Chapter 18. OpenIDM Project Best Practices

Table of Contents
18.1. Implementation Phases

This chapter lists points to check when implementing an identity management solution with OpenIDM.

18.1. Implementation Phases

Any identity management project should follow a set of well defined phases, where each phase defines discrete deliverables. The phases take the project from initiation to finally going live with a tested solution.

18.1.1. Initiation

The project's initiation phase involves identifying and gathering project background, requirements, and goals at a high level. The deliverable for this phase is a statement of work or a mission statement.

18.1.2. Definition

In the definition phase, you gather more detailed information on existing systems, determine how to integrate, describe account schemas, procedures, and other information relevant to the OpenIDM deployment. The deliverable for this phase is one or more documents that define detailed requirements for the project, and that cover project definition, the business case, use cases to solve, and functional specifications.
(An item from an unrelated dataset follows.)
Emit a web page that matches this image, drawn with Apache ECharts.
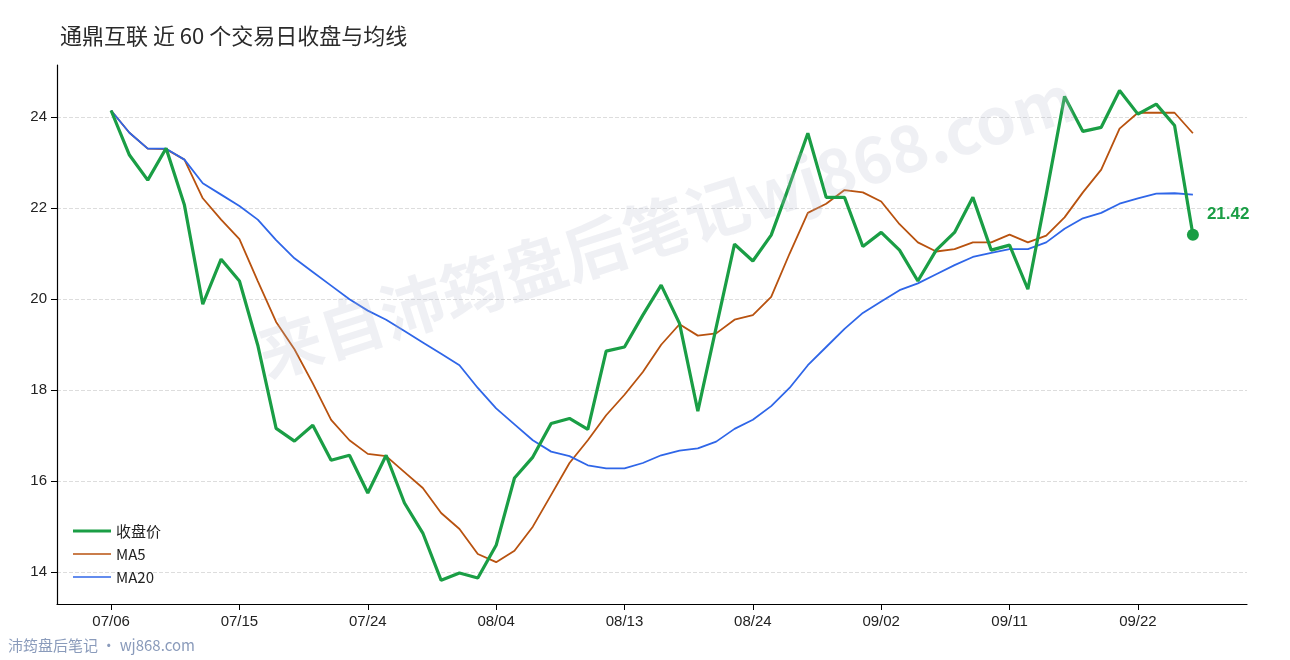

The definition phase should capture at least the following.

User Administration and Management

Procedures for managing users and accounts, who manages users, what processes look like for joiners, movers and leavers, and what is required of OpenIDM to manage users

Password Management and Password Synchronization

Procedures for managing account passwords, password policies, who manages passwords, and what is required of OpenIDM to manage passwords

Security Policy

What security policies defines for users, accounts, passwords, and access control

Target Systems

Target systems and resources with which OpenIDM must integrate. Information such as schema, attribute mappings and attribute transformation flow, credentials and other integration specific information.

Entitlement Management

Procedures to manage user access to resources, individual entitlements, grouping provisioning activities into encapsulated concepts such as roles and groups

Synchronization and Data Flow

Detailed outlines showing how identity information flows from authoritative sources to target systems, attribute transformations required

Interfaces

How to secure the REST, user and file-based interfaces, and to secure the communication protocols involved

Auditing and Reporting

Procedures for auditing and reporting, including who takes responsibility for auditing and reporting, and what information is aggregated and reported. Characteristics of reporting engines provided, or definition of the reporting engine to be integrated.

Technical Requirements

Other technical requirements for the solution such as how to maintain the solution in terms of monitoring, patch management, availability, backup, restore and recovery process. This includes any other components leveraged such as a ConnectorServer and plug-ins for password synchronization on Active Directory, or OpenDJ.

18.1.3. Design

This phase focuses on solution design including on OpenIDM and other components. The deliverables for this phase are the architecture and design documents, and also success criteria with detailed descriptions and test cases to verify when project goals have been met.

18.1.4. Build

This phase builds and tests the solution prior to moving the solution into production.

18.1.5. Production

This phase deploys the solution into production until an application steady state is reached and maintenance routines and procedures can be applied.